We don’t realize our mind works like this, and we don’t realize that we make such jumps in our reasoning. And we get defensive when challenged (because our idea was not based on facts, external to us, but on our own feelings, much more personal).
I prefer to stick with facts. Bit by bit, more news is coming out. Any theory you had must be able to incorporate those new facts. Perhaps they refute your ideas, perhaps they support them.

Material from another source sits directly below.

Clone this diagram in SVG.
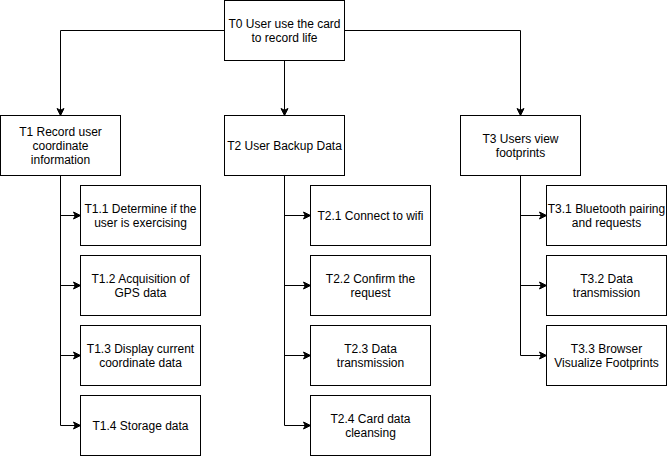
<svg xmlns="http://www.w3.org/2000/svg" width="668" height="456" viewBox="0 0 668 456">
<style>
.box{fill:#fff;stroke:#000;stroke-width:1}
.lbl{font-family:"Liberation Sans",Arial,Helvetica,sans-serif;font-size:12px;fill:#000;text-anchor:middle}
.edge{fill:none;stroke:#000;stroke-width:1;marker-end:url(#arr)}
</style>
<defs>
<marker id="arr" markerUnits="userSpaceOnUse" markerWidth="10" markerHeight="10" viewBox="-8 -5 10 10" refX="0" refY="0" orient="auto">
<path d="M0,0 L-7,-3.5 L-5.25,0 L-7,3.5 Z" fill="#000" stroke="#000" stroke-width="1"/>
</marker>
</defs>
<rect width="668" height="456" fill="#fff"/>
<g id="connectors">
<path class="edge" d="M224.5,30.5 H60.5 V115.5"/>
<path class="edge" d="M284.5,60.5 V115.5"/>
<path class="edge" d="M344.5,30.5 H520.5 V115.5"/>
<path class="edge" d="M60.5,175.5 V215.5 H80.5"/>
<path class="edge" d="M60.5,175.5 V285.5 H80.5"/>
<path class="edge" d="M60.5,175.5 V355.5 H80.5"/>
<path class="edge" d="M60.5,175.5 V425.5 H80.5"/>
<path class="edge" d="M284.5,175.5 V215.5 H310.5"/>
<path class="edge" d="M284.5,175.5 V285.5 H310.5"/>
<path class="edge" d="M284.5,175.5 V355.5 H310.5"/>
<path class="edge" d="M284.5,175.5 V425.5 H310.5"/>
<path class="edge" d="M520.5,175.5 V215.5 H546.5"/>
<path class="edge" d="M520.5,175.5 V285.5 H546.5"/>
<path class="edge" d="M520.5,175.5 V355.5 H546.5"/>
</g>
<g id="T0"><rect class="box" x="224.5" y="0.5" width="120" height="60"/><text class="lbl" x="284.5" y="28">T0 User use the card</text><text class="lbl" x="284.5" y="42">to record life</text></g>
<g id="T1"><rect class="box" x="0.5" y="115.5" width="120" height="60"/><text class="lbl" x="60.5" y="136">T1 Record user</text><text class="lbl" x="60.5" y="150">coordinate</text><text class="lbl" x="60.5" y="164">information</text></g>
<g id="T2"><rect class="box" x="224.5" y="115.5" width="120" height="60"/><text class="lbl" x="284.5" y="150">T2 User Backup Data</text></g>
<g id="T3"><rect class="box" x="460.5" y="115.5" width="120" height="60"/><text class="lbl" x="520.5" y="143">T3 Users view</text><text class="lbl" x="520.5" y="157">footprints</text></g>
<g id="T1.1"><rect class="box" x="80.5" y="185.5" width="120" height="60"/><text class="lbl" x="140.5" y="213">T1.1 Determine if the</text><text class="lbl" x="140.5" y="227">user is exercising</text></g>
<g id="T1.2"><rect class="box" x="80.5" y="255.5" width="120" height="60"/><text class="lbl" x="140.5" y="283">T1.2 Acquisition of</text><text class="lbl" x="140.5" y="297">GPS data</text></g>
<g id="T1.3"><rect class="box" x="80.5" y="325.5" width="120" height="60"/><text class="lbl" x="140.5" y="353">T1.3 Display current</text><text class="lbl" x="140.5" y="367">coordinate data</text></g>
<g id="T1.4"><rect class="box" x="80.5" y="395.5" width="120" height="60"/><text class="lbl" x="140.5" y="430">T1.4 Storage data</text></g>
<g id="T2.1"><rect class="box" x="310.5" y="185.5" width="120" height="60"/><text class="lbl" x="370.5" y="220">T2.1 Connect to wifi</text></g>
<g id="T2.2"><rect class="box" x="310.5" y="255.5" width="120" height="60"/><text class="lbl" x="370.5" y="283">T2.2 Confirm the</text><text class="lbl" x="370.5" y="297">request</text></g>
<g id="T2.3"><rect class="box" x="310.5" y="325.5" width="120" height="60"/><text class="lbl" x="370.5" y="353">T2.3 Data</text><text class="lbl" x="370.5" y="367">transmission</text></g>
<g id="T2.4"><rect class="box" x="310.5" y="395.5" width="120" height="60"/><text class="lbl" x="370.5" y="423">T2.4 Card data</text><text class="lbl" x="370.5" y="437">cleansing</text></g>
<g id="T3.1"><rect class="box" x="546.5" y="185.5" width="120" height="60"/><text class="lbl" x="606.5" y="213">T3.1 Bluetooth pairing</text><text class="lbl" x="606.5" y="227">and requests</text></g>
<g id="T3.2"><rect class="box" x="546.5" y="255.5" width="120" height="60"/><text class="lbl" x="606.5" y="283">T3.2 Data</text><text class="lbl" x="606.5" y="297">transmission</text></g>
<g id="T3.3"><rect class="box" x="546.5" y="325.5" width="120" height="60"/><text class="lbl" x="606.5" y="353">T3.3 Browser</text><text class="lbl" x="606.5" y="367">Visualize Footprints</text></g>
</svg>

Anyone can think what they want, of course. It is your good right to be wrong. Or correct, whatever the case may be. But if you make open claims and statements, you better make sure you are right, and not just voicing your ‘feeling’, what you ‘think’, but as the result of a thorough analysis. Especially if you want others to change their mind, or base their next actions, on what you are telling them. If it is just for you, go ahead. But the moment you want others to listen, and act, and change their own mind, based on your explanation? At that moment, feeling and thoughts and instinct don’t cut it. This is too important to make mistakes about, if you can avoid it.
There is so much information still missing, even with the steady stream of new ideas coming out. When we talk, and debate, let’s be mindful of how we think, what tricks our minds play, and focus on facts. What do we know, for sure, likely, or not at all.

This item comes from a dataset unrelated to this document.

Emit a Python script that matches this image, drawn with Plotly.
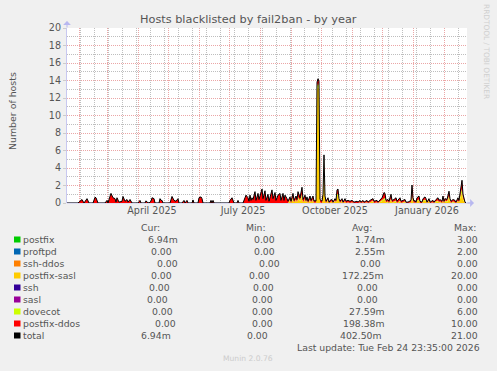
import numpy as np
import pandas as pd
import plotly.graph_objects as go

# ---------------- data ----------------
start_date = "2025-01-20"
end_date = "2026-02-24"

# days since start_date, with total hosts (early part: only postfix-ddos)
early_day = [0, 11, 13, 15, 17, 19, 20, 22, 26, 28, 29, 31, 38, 40, 41, 42, 44, 46, 48, 49,
             50, 52, 55, 56, 58, 60, 61, 63, 65, 71, 73, 74, 78, 79, 80, 82, 84, 85, 87, 88,
             92, 93, 94, 95, 96, 103, 105, 107, 109, 111, 112, 115, 117, 118, 120, 121, 125, 126, 127, 131,
             132, 134, 135, 136, 143, 144, 145, 146, 147, 162, 163, 165, 166, 167, 170, 171, 172, 176, 178, 179,
             181, 182, 183, 184, 185, 186, 188, 189, 191, 192, 195, 196, 198, 199, 201, 202, 205, 206, 208, 209,
             211, 213, 214, 216, 217, 218, 220, 221]
early_total = [0, 0, 0.2, 0.4, 0, 0.3, 0.5, 0, 0, 0.65, 0.6, 0, 0, 0.3, 0, 0.4, 1.1, 0.6, 0.5, 0.1,
               0.6, 0.1, 0.2, 0.75, 0.2, 0.4, 0.1, 0.4, 0, 0, 0.3, 0, 0, 0.25, 0.1, 0, 0.2, 0.6, 0.5, 0,
               0, 0.5, 0.3, 0.3, 0, 0, 0.75, 0.3, 0.2, 0.5, 0, 0, 0.3, 0, 0.3, 0, 0, 0.35, 0, 0,
               0.6, 0.7, 0.5, 0, 0, 0.3, 0, 0.3, 0, 0, 0.3, 0.6, 0.2, 0, 0, 0.3, 0, 0, 0.6, 0.9,
               0.6, 0.2, 0.9, 0.3, 0.6, 0.4, 1.3, 0.3, 1.1, 0.4, 1.6, 0.5, 1.4, 0.3, 1.0, 0.2, 1.5, 0.5, 1.2, 0.3,
               0.9, 1.1, 0.3, 1.1, 0.3, 0.9, 0.5, 0.2]

late_day = [223, 224, 226, 227, 229, 230, 231, 233, 235, 236, 238, 239, 240, 241, 243, 244, 246, 247, 248, 249,
            250, 251, 252, 253, 255, 256, 257, 258, 259, 261, 262, 263, 265, 266, 268, 269, 270, 271, 272, 273,
            275, 276, 278, 279, 281, 283, 285, 287, 290, 291, 293, 294, 296, 297, 300, 301, 303, 306, 307, 310,
            311, 313, 315, 317, 318, 319, 321, 322, 324, 325, 327, 329, 330, 333, 334, 336, 338, 339, 341, 344,
            345, 346, 347, 348, 349, 350, 352, 353, 355, 356, 358, 359, 360, 362, 363, 366, 367, 369, 371, 372,
            373, 375, 376, 377, 378, 380, 382, 383, 384, 386, 388, 389, 391, 392, 394, 395, 396, 397, 398, 399]
late_total = [0.7, 0.2, 1.1, 0.3, 0.8, 0.4, 1.3, 0.6, 1.8, 0.4, 0.9, 0.3, 0.7, 0.2, 0.8, 0.3, 0.8, 0.2, 0.3, 0.2,
              13.8, 14.2, 13.9, 0.4, 0.2, 1.0, 5.5, 0.8, 0.2, 0.6, 0.1, 0.3, 0.4, 0.1, 0.5, 0.3, 1.5, 1.6, 0.5, 0.2,
              0.5, 0.1, 0.5, 0.2, 0.3, 0.2, 0.3, 0.1, 0.2, 0.1, 0.3, 0.1, 0.3, 0.1, 0.3, 0.1, 0.3, 0.5, 0.2, 0.3,
              0.1, 0.4, 0.6, 1.2, 1.1, 0.3, 0.4, 0.2, 1.0, 0.3, 0.4, 0.6, 0.2, 0.6, 0.2, 0.3, 0.4, 0.1, 0.1, 0.3,
              2.05, 0.6, 0.2, 0.3, 0.1, 0.6, 0.8, 0.2, 0.1, 0.5, 0.7, 0.5, 0.1, 0.5, 0.1, 0.3, 0.1, 0.4, 0.6, 0.3,
              0.4, 0.2, 0.8, 0.2, 0.5, 0.4, 1.35, 0.5, 0.2, 0.4, 0.3, 0.1, 0.6, 0.3, 2.0, 2.6, 1.0, 0.4, 0.1, 0.0]
late_sasl = [0.3, 0, 0.4, 0.1, 0.3, 0.1, 0.5, 0.2, 0.7, 0.1, 0.4, 0.1, 0.3, 0, 0.3, 0.1, 0.3, 0, 0.1, 0,
             13.0, 13.4, 13.1, 0.1, 0, 0.8, 5.0, 0.5, 0, 0.3, 0, 0.1, 0.2, 0, 0.2, 0.1, 0.8, 0.8, 0.2, 0,
             0.2, 0, 0.2, 0, 0.1, 0, 0.1, 0, 0, 0, 0.1, 0, 0.1, 0, 0.1, 0, 0.1, 0.2, 0, 0.1,
             0, 0.1, 0.2, 0.4, 0.4, 0.1, 0.1, 0, 0.4, 0.1, 0.1, 0.2, 0, 0.2, 0, 0.1, 0.1, 0, 0, 0.1,
             0.6, 0.2, 0, 0.1, 0, 0.2, 0.3, 0, 0, 0.2, 0.3, 0.2, 0, 0.2, 0, 0.1, 0, 0.1, 0.2, 0.1,
             0.1, 0, 0.3, 0, 0.2, 0.1, 0.6, 0.2, 0, 0.1, 0.1, 0, 0.2, 0.1, 0.9, 1.2, 0.4, 0.1, 0, 0]
late_dovecot = [0.1, 0, 0.2, 0, 0.1, 0, 0.2, 0.1, 0.3, 0, 0.1, 0, 0.1, 0, 0.1, 0, 0.1, 0, 0, 0,
                0.3, 0.3, 0.3, 0, 0, 0, 0.2, 0, 0, 0.1, 0, 0, 0, 0, 0.1, 0, 0.2, 0.2, 0.1, 0,
                0.1, 0, 0, 0, 0, 0, 0, 0, 0, 0, 0, 0, 0, 0, 0, 0, 0, 0.1, 0, 0,
                0, 0.1, 0.1, 0.2, 0.2, 0, 0.1, 0, 0.1, 0, 0.1, 0.1, 0, 0.1, 0, 0, 0.1, 0, 0, 0,
                0.3, 0.1, 0, 0, 0, 0.1, 0.1, 0, 0, 0.1, 0.1, 0.1, 0, 0.1, 0, 0, 0, 0.1, 0.1, 0,
                0.1, 0, 0.1, 0, 0.1, 0.1, 0.2, 0.1, 0, 0.1, 0, 0, 0.1, 0, 0.3, 0.4, 0.2, 0.1, 0, 0]

series_names = ["postfix", "proftpd", "ssh-ddos", "postfix-sasl", "ssh", "sasl",
                "dovecot", "postfix-ddos", "total"]
series_colors = ["#00CC00", "#0066B3", "#FF8000", "#FFCC00", "#330099", "#990099",
                 "#CCFF00", "#FF0000", "#000000"]
cur_vals = ["6.94m", "0.00", "0.00", "0.00", "0.00", "0.00", "0.00", "0.00", "6.94m"]
min_vals = ["0.00", "0.00", "0.00", "0.00", "0.00", "0.00", "0.00", "0.00", "0.00"]
avg_vals = ["1.74m", "2.55m", "0.00", "172.25m", "0.00", "0.00", "27.59m", "198.38m", "402.50m"]
max_vals = ["3.00", "2.00", "0.00", "20.00", "0.00", "0.00", "6.00", "10.00", "21.00"]

month_lines = ["2025-02-01", "2025-03-01", "2025-04-01", "2025-05-01", "2025-06-01", "2025-07-01",
               "2025-08-01", "2025-09-01", "2025-10-01", "2025-11-01", "2025-12-01", "2026-01-01",
               "2026-02-01"]
label_dates = ["2025-04-15", "2025-07-15", "2025-10-15", "2026-01-15"]
label_text = ["April 2025", "July 2025", "October 2025", "January 2026"]

# ---------------- derived series ----------------
assert len(early_day) == len(early_total)
assert len(late_day) == len(late_total) == len(late_sasl) == len(late_dovecot)
days = early_day + late_day
total = np.array(early_total + late_total, dtype=float)
postfix_sasl = np.array([0.0] * len(early_day) + late_sasl, dtype=float)
dovecot = np.array([0.0] * len(early_day) + late_dovecot, dtype=float)
postfix_ddos = np.clip(total - postfix_sasl - dovecot, 0, None)
dates = pd.Timestamp(start_date) + pd.to_timedelta(days, unit="D")

# ---------------- layout geometry (pixels) ----------------
W, H = 497, 371
L, R, T, B = 67, 467, 28, 203
FONT = "DejaVu Sans"
TXT = "#555555"
MGRID = "#EBA6A6"
GRID = "#BEBEBE"
DOTS = "1px,1px"


def px(x):
    return (x - L) / (R - L)


def py(y):
    return (B - y) / (B - T)


fig = go.Figure()
for name, vals, col in [("postfix-sasl", postfix_sasl, "#FFCC00"),
                        ("dovecot", dovecot, "#CCFF00"),
                        ("postfix-ddos", postfix_ddos, "#FF0000")]:
    fig.add_trace(go.Scatter(x=dates, y=vals, name=name, mode="lines", stackgroup="one",
                             line=dict(width=0, color=col), fillcolor=col, hoverinfo="skip"))
fig.add_trace(go.Scatter(x=dates, y=total, name="total", mode="lines",
                         line=dict(width=1, color="#000000"), hoverinfo="skip"))
# invisible trace for the label axis
fig.add_trace(go.Scatter(x=[start_date, end_date], y=[0, 0], xaxis="x2", mode="lines",
                         line=dict(width=0), showlegend=False, hoverinfo="skip", opacity=0))

fig.update_layout(
    width=W, height=H,
    margin=dict(l=L, r=W - R, t=T, b=H - B, pad=0, autoexpand=False),
    paper_bgcolor="#F0F0F0", plot_bgcolor="#FFFFFF",
    showlegend=False,
    font=dict(family=FONT, size=9.3, color=TXT),
    xaxis=dict(range=[start_date, end_date], type="date", automargin=False,
               tickmode="array", tickvals=month_lines, ticktext=[""] * len(month_lines),
               showgrid=True, gridcolor=MGRID, griddash=DOTS, gridwidth=1,
               ticks="", showline=False, zeroline=False,
               minor=dict(tick0="2025-02-16", dtick=14 * 86400000, showgrid=True,
                          gridcolor=GRID, griddash=DOTS, gridwidth=1, ticks="")),
    xaxis2=dict(range=[start_date, end_date], type="date", overlaying="x", side="bottom",
                anchor="y", tickmode="array", tickvals=label_dates, ticktext=label_text,
                showgrid=False, ticks="", showline=False, zeroline=False, automargin=False,
                tickfont=dict(family=FONT, size=9.6, color=TXT)),
    yaxis=dict(range=[0, 20], tickmode="linear", tick0=0, dtick=2, automargin=False,
               showgrid=True, gridcolor=MGRID, griddash=DOTS, gridwidth=1,
               ticks="outside", ticklen=3, tickcolor="#CCCCCC",
               showline=True, linecolor="#C8C8F0", linewidth=1, zeroline=False,
               tickfont=dict(family=FONT, size=9.6, color=TXT),
               minor=dict(dtick=1, showgrid=True, gridcolor=GRID, griddash=DOTS, gridwidth=1)),
)

ann = []
shapes = []


def text(x, y, s, size=9.3, color=TXT, xanchor="left", angle=0):
    ann.append(dict(x=px(x), y=py(y), xref="paper", yref="paper", text=s, showarrow=False,
                    xanchor=xanchor, yanchor="middle", textangle=angle,
                    font=dict(family=FONT, size=size, color=color)))


# title, axis title, watermark
text(248.5, 20, "Hosts blacklisted by fail2ban - by year", size=11.3, xanchor="center")
text(12, 111, "Number of hosts", size=9.4, xanchor="center", angle=-90)
text(487, 51, "RRDTOOL / TOBI OETIKER", size=7.4, color="#CFCFCF", xanchor="center", angle=90)

# axis arrows
ann.append(dict(x=px(67), y=py(21), xref="paper", yref="paper", ax=0, ay=8, text="",
                showarrow=True, arrowhead=1, arrowsize=1.3, arrowwidth=1, arrowcolor="#B8B8F0"))
ann.append(dict(x=px(474), y=py(203), xref="paper", yref="paper", ax=-8, ay=0, text="",
                showarrow=True, arrowhead=1, arrowsize=1.3, arrowwidth=1, arrowcolor="#B8B8F0"))
shapes.append(dict(type="line", xref="paper", yref="paper", x0=px(L), x1=px(470), y0=py(203), y1=py(203),
                   line=dict(color="#C8C8F0", width=1), layer="below"))

# legend table
row_y = [239 + 12 * i for i in range(9)]
cur_x = [146, 149, 155, 149, 147, 145, 150, 153, 139]
min_x = [252, 252, 257, 247, 251, 250, 250, 250, 245]
avg_x = [353, 353, 358, 340, 355, 355, 347, 341, 338]
text(139, 227, "Cur:")
text(244, 227, "Min:")
text(350, 227, "Avg:")
text(478, 227, "Max:", xanchor="right")
for i, name in enumerate(series_names):
    y = row_y[i]
    shapes.append(dict(type="rect", xref="paper", yref="paper",
                       x0=px(14), x1=px(20.5), y0=py(y - 2.5), y1=py(y + 3.5),
                       fillcolor=series_colors[i], line=dict(width=0)))
    text(21, y, name)
    text(cur_x[i], y, cur_vals[i])
    text(min_x[i], y, min_vals[i])
    text(avg_x[i], y, avg_vals[i])
    text(479.5, y, max_vals[i], xanchor="right")

text(482, 347, "Last update: Tue Feb 24 23:35:00 2026", xanchor="right")
text(248, 358, "Munin 2.0.76", size=7.6, color="#CCCCCC", xanchor="center")

fig.update_layout(annotations=ann, shapes=shapes)
fig.write_html("out.html", config={"displayModeBar": False, "staticPlot": True},
               post_script="document.body.style.margin='0';document.body.style.padding='0';"
                           "document.body.style.background='#F0F0F0';")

I highly recommend reading my previous writing on trying to convince others:
All is well.
"How often are our opinions formed by ‘feeling’ and ‘it must be...’ rather than fact and logic? ...
I decided to stay as close as I could to facts and verifiable information. I rarely will ‘spitball’, or use conjecture … based on what we can now and find, we can reconstruct what happened, and, almost more importantly, what did NOT happen. This narrows down the possibilities. … A single contradicting point of evidence is enough to falsify a whole theory … I prefer to stick with facts. Bit by bit, more news is coming out. Any theory you had must be able to incorporate those new facts. Perhaps they refute your ideas, perhaps they support them. When we talk, and debate, let’s be mindful of how we think, what tricks our minds play, and focus on facts.”
. . .
Amen. I've used a similar approach when trying to figure out the “truth” about subjects in the past (e.g Pat Tillman, Emmett Till). I like looking at the “ground truth” and use physical evidence to try to figure things out.

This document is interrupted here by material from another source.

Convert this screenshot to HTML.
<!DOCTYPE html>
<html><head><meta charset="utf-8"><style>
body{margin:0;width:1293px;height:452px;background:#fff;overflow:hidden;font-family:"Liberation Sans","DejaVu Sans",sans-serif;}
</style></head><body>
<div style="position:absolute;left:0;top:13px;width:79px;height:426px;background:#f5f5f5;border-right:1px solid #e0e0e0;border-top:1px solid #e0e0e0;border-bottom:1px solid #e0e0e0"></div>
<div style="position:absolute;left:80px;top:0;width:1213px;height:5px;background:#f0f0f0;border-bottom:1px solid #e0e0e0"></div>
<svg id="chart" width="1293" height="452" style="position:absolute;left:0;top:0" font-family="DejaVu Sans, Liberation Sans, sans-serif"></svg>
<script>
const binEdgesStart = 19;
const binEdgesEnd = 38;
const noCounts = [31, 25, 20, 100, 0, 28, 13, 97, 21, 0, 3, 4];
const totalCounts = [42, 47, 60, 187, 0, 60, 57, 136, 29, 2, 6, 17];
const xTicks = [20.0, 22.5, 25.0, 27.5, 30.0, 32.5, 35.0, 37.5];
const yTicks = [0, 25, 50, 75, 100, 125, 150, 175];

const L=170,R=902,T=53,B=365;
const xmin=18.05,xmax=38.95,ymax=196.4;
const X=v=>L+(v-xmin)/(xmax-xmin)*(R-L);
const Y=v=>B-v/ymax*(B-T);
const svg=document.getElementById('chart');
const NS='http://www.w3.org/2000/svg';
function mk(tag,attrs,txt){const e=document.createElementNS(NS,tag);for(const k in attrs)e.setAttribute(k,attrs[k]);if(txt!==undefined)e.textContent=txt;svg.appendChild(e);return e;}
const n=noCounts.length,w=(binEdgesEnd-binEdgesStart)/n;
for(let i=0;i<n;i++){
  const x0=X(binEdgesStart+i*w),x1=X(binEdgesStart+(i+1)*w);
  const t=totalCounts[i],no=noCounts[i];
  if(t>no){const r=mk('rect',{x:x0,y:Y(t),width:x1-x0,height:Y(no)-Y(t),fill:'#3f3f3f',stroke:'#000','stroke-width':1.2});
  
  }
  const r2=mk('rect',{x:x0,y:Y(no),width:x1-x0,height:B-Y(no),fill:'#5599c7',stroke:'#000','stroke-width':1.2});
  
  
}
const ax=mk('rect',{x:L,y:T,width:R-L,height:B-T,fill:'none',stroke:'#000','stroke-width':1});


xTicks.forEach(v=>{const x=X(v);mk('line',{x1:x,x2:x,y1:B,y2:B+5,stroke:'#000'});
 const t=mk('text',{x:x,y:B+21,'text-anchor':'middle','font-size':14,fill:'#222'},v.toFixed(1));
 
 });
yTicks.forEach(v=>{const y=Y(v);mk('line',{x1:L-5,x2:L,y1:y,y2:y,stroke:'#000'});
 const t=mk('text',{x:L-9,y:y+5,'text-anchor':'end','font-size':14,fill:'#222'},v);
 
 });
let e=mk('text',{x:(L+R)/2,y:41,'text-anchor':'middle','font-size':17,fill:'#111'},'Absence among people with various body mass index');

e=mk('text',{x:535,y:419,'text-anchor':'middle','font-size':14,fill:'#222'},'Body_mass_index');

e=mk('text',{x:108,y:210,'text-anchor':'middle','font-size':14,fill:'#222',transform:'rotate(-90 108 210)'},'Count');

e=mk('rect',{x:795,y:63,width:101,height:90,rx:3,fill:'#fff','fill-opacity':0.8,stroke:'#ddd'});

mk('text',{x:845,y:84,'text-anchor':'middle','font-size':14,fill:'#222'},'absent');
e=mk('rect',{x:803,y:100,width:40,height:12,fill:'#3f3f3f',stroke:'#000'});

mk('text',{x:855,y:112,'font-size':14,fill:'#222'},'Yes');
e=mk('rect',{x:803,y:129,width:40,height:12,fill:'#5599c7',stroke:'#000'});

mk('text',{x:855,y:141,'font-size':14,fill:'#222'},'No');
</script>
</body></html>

Your posts about “what happened” (probably) during the Trump shooting are the most sensible I've seen thus far. I've been dismayed by the amount of baseless speculation out there about the shooting. And, mildly surprised, that many news outlets with big budgets still haven't figured out the most basic facts of this case like the location of the shooter. I appreciate your work, and look forward to reading more (and taking a look at your archives) … Now, it's time to listen to Trump's speech at the RNC.
There is in my experience another facet of this. Even when you provide the evidence they demand, evidence that took days, weeks or much longer to gather and many hours to read, most discount it in 30 seconds. Those that spend a little more time find intersecting ways to refute it; “the author is a Christian” remains my favorite.
One other point. It may be that to say that Trump was protected by the “B team” is not correct. I have read somewhere that agents were brought in from other agencies to fill out his detail, such as it was. It may be that the individuals there that day never drilled together, were not an actual team.
As it seems that you believe, I am of similar mind when I see the female agent crouching down behind T, someone higher up in the chain of command put her in a position she was not qualified for, and that put her life and the lives of others in danger. Those agent’s lives are every bit in as much danger as Trump’s. However, that was not my first reaction to seeing those photos and later videos. My first reaction was, “What the hell!?”,with unstated blame towards her and others on the detail.